Monday, April 14, 2014

The Efficiency of Compute Jobs

Flux users often ask about the efficiency of their compute jobs — how to measure it, what can affect it, how it can be increased, etc.

One measure of efficiency, the ratio of CPU time to wallclock time, is easily accessible to Flux users. The operating system (Linux) used by Flux reports statistics about compute jobs, and those statistics are in turn reported by the job management (PBS) and job scheduling (Moab) system back to the owner of the job. The email sent to job owners should look something like this:

PBS Job Id: ########.nyx.engin.umich.edu
Job Name:   myJobName
Exec host:  nyx5571/3+nyx5571/10+nyx5571/11+nyx5571/15
Execution terminated
Exit_status=0
resources_used.cput=00:03:42
resources_used.mem=3308kb
resources_used.vmem=315204kb
resources_used.walltime=00:05:00

To calculate the ratio of CPU time to wallclock time, divide “resources_used.cput” by “resources_used.walltime” — in this case, 3m42s / 5m0s or 74% efficiency.
If that is the best you think it can be, then there isn’t much else to do. If your efficiency is below about 60% for a program that you run regularly, if it probably worth it to consider investing some time working to increase the efficiency.
In general, the time spent by a computer program that is not CPU time is time spent waiting for input or output (I/O) of some sort. On Flux the two main sources of I/O are reading or writing data to storage or sending or receiving data over the network.
Understanding what sort of file reading and writing your program is doing will help determine whether efficiency can be improved, and if so, how..
·         Opening and closing files repeatedly is a time-consuming process, so ensuring you aren’t doing that in a loop is a good first step.

·         If you are reading or writing large files, taking advantage of Lustre striping can help reduce the time spent doing that, improving CPU usage and reducing the amount of wall-clock time required for your program to complete.

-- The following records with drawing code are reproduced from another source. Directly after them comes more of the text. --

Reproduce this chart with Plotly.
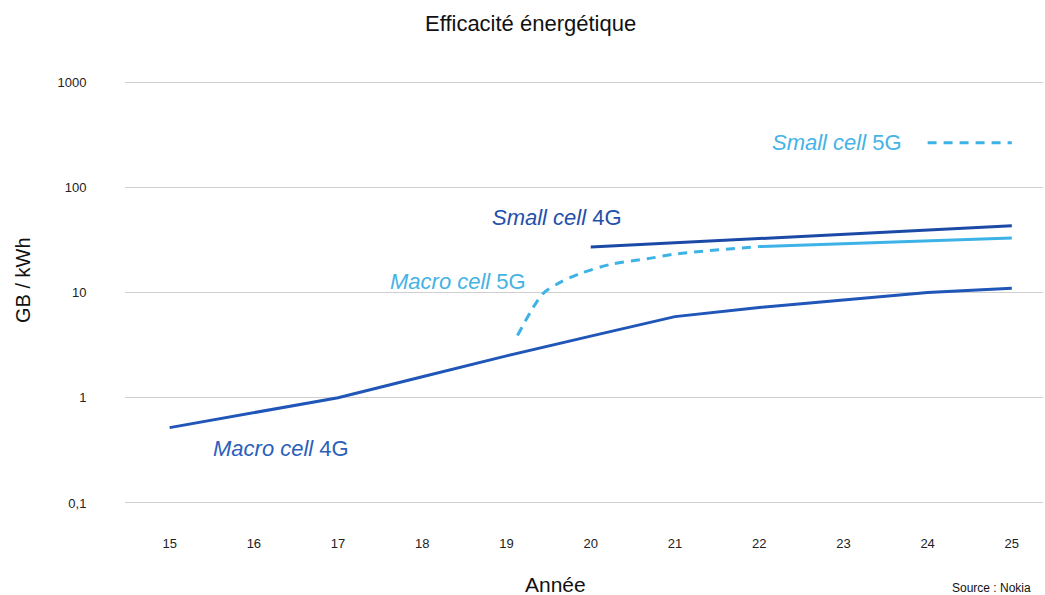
import plotly.graph_objects as go

# ---- data ----
years_tick = [15, 16, 17, 18, 19, 20, 21, 22, 23, 24, 25]
y_tick_vals = [0.1, 1, 10, 100, 1000]
y_tick_text = ["0,1", "1", "10", "100", "1000"]

macro4g_x = [15, 16, 17, 18, 19, 20, 21, 22, 23, 24, 25]
macro4g_y = [0.52, 0.72, 1.0, 1.58, 2.5, 3.85, 5.9, 7.2, 8.5, 10, 11]

small4g_x = [20, 25]
small4g_y = [27, 43]

macro5g_dash_x = [19.13, 19.43, 19.63, 19.87, 20.26, 20.67, 21.02, 22]
macro5g_dash_y = [3.9, 9.7, 12.4, 15.1, 18.7, 20.9, 23.3, 27.3]
macro5g_solid_x = [22, 25]
macro5g_solid_y = [27.3, 33]

small5g_x = [24, 25]
small5g_y = [265, 265]

DARK = "#1f56b8"
DARK2 = "#1a4aa6"
LIGHT = "#3cb2e6"
FONT = "Liberation Sans, Arial, sans-serif"

fig = go.Figure()
fig.add_trace(go.Scatter(x=macro4g_x, y=macro4g_y, mode="lines",
                         line=dict(color=DARK, width=3), hoverinfo="skip"))
fig.add_trace(go.Scatter(x=small4g_x, y=small4g_y, mode="lines",
                         line=dict(color=DARK2, width=3), hoverinfo="skip"))
fig.add_trace(go.Scatter(x=macro5g_dash_x, y=macro5g_dash_y, mode="lines",
                         line=dict(color=LIGHT, width=3, dash="9px,7px", shape="spline", smoothing=0.8),
                         hoverinfo="skip"))
fig.add_trace(go.Scatter(x=macro5g_solid_x, y=macro5g_solid_y, mode="lines",
                         line=dict(color=LIGHT, width=3), hoverinfo="skip"))
fig.add_trace(go.Scatter(x=small5g_x, y=small5g_y, mode="lines",
                         line=dict(color=LIGHT, width=3, dash="9px,7px"), hoverinfo="skip"))

ann_font = 22
annotations = [
    dict(x=19.6, y=1.709, text="<i>Small cell</i> 4G", font=dict(color="#2450ab", size=ann_font)),
    dict(x=18.42, y=1.10, text="<i>Macro cell</i> 5G", font=dict(color="#45b3e6", size=ann_font)),
    dict(x=16.32, y=-0.484, text="<i>Macro cell</i> 4G", font=dict(color="#2c5fbb", size=ann_font)),
    dict(x=22.92, y=2.43, text="<i>Small cell</i> 5G", font=dict(color="#45b3e6", size=ann_font)),
]
for a in annotations:
    a.update(xref="x", yref="y", showarrow=False, xanchor="center", yanchor="middle")

PW = 918.0
PH = 423.0
annotations += [
    dict(text="GB / kWh", xref="paper", yref="paper", x=(23 - 125) / PW, y=(504 - 280) / PH, showarrow=False,
         textangle=-90, font=dict(size=20, color="#111"), xanchor="center", yanchor="middle"),
    dict(text="Année", xref="paper", yref="paper", x=(555 - 125) / PW, y=(504 - 584) / PH,
         showarrow=False, font=dict(size=21, color="#111"), xanchor="center", yanchor="middle"),
    dict(text="Source : Nokia", xref="paper", yref="paper", x=(991 - 125) / PW, y=(504 - 588) / PH,
         showarrow=False, font=dict(size=12, color="#111"), xanchor="center", yanchor="middle"),
    dict(text="Efficacité énergétique", xref="paper", yref="paper", x=(530 - 125) / PW, y=(504 - 23) / PH,
         showarrow=False, font=dict(size=22, color="#111"), xanchor="center", yanchor="middle"),
]

fig.update_layout(
    width=1045, height=595,
    margin=dict(l=125, r=2, t=81, b=91),
    paper_bgcolor="white", plot_bgcolor="white",
    showlegend=False,
    font=dict(family=FONT, color="#222"),
    annotations=annotations,
    xaxis=dict(range=[14.47, 25.37], tickvals=years_tick, ticktext=[str(v) for v in years_tick],
               showgrid=False, zeroline=False, showline=False,
               ticks="outside", ticklen=27, tickcolor="rgba(0,0,0,0)",
               tickfont=dict(size=13, color="#222")),
    yaxis=dict(type="log", range=[-1.01, 3.01], tickvals=y_tick_vals, ticktext=y_tick_text,
               showgrid=True, gridcolor="#cfcfcf", gridwidth=1.3, zeroline=False, showline=False,
               ticks="outside", ticklen=35, tickcolor="rgba(0,0,0,0)",
               tickfont=dict(size=13, color="#222")),
)

fig.write_html("out.html", config={"displayModeBar": False},
               post_script="document.body.style.margin='0';document.body.style.overflow='hidden';")
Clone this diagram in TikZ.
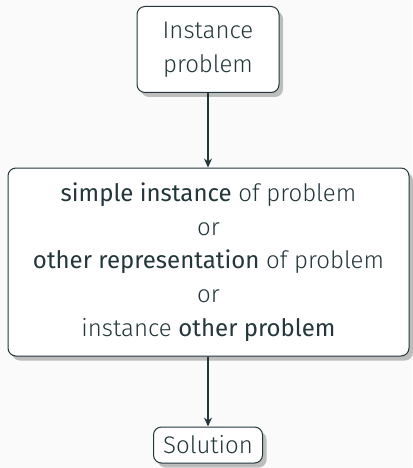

Tools like the Allineacode profiler MAP (for serial or parallel programs) or gprof (for serial programs) and the Matlab profiler (for Matlab programs) or the R profiler (for R scripts) or the Python profiler (for Python scripts) can help determine where your program is spending its time. This information can help you decide whether or not there are changes you can make in the code that will not change the results but will improve performance.
Lastly, consider using optimized and well-supported third-party libraries for common tasks in scientific or engineeing programs. There are only rare cases where writing your own Fourier transform is a better option than using an existing FFT library such as FFTW or Intel’sMKL; an existing matrix math library such as Intel’s MKL or NVIDIA’s cuBLAS; existing pseudo-random number generators in MKL or cuBLAS or; or existing file formats such as HDF5 or NetCDF. There are many options for other common tasks, if Google doesn’t help you find them, please ask us and we’ll do our best to help..
When to improve efficiency
Improving program efficiency can pay benefits over a long time; a 5% improvement in performance due to efficiency gains means you get one more free job for every 20 that you run. The value of that gain can be roughly quantified: the total time savings due to efficiency should be greater than the amount of time you spend working to improve efficiency.
For example, if your program takes 6 hours to run and you run it 10 times each week and expect to run it for 50 weeks in the coming years, you’ll be spending 3000 hours waiting for your program to complete. A 5% improvement in wall clock time will save you 150 hours (almost a week) of waiting over those years. At current Flux rates of $11.70/core/month ($0.39/core/day) that is about $2.44 in savings for the Flux costs. If you can improve the efficiency of your code in less than 150 hours of effort, there is significant time savings for you and for anyone else who might be using that program.
The most valuable and costly resource to worry about is the time of the researcher—that is the rarest commodity. Intelligent use of that time is the most important consideration.
For a program or subroutine you’ll only run a couple of times, there is little value in improving its efficiency. 
Summary
  1. Be smart about improving efficiency Unless you’re developing code that will be run many times for many years or you suspect you have a serious efficiency problem, the value of your time in working on improving efficiency is probably greater than the value of the computer time you’ll save.
  2. Start by looking at reads from and writes to storage Storage is the slowest I/O on most systems, so minimizing reads and writes can often have a dramatic effect on efficiency and wall-clock time for your programs. If you must read and write data, make use of the fastest storage that you can, either the local /tmp space on every Flux node or the shared /scratch parallel filesystem.
  3. Use well-regarded third-party libraries instead of inventing your own For things like FFTs, matrix algebra, data storage formats, and other common components of scientific or engineering software making use of third-party libraries can have a large positive effect on the performance and efficiency of your program. Some examples are FFTW for FFTs, MKL for matrix algebra, HDF5 for data storage; all of these are available on Flux. 
  4. Use a profiler to see where your code is spending its time The Allinea code profiler MAP is available on Flux and can help guide you to the places in your code where changes will have the biggest effect. MAP will also show MPI network traffic to make sure you aren’t spending too much time sending small packets between ranks or blocking progress on some ranks waiting for another rank to deliver updated data.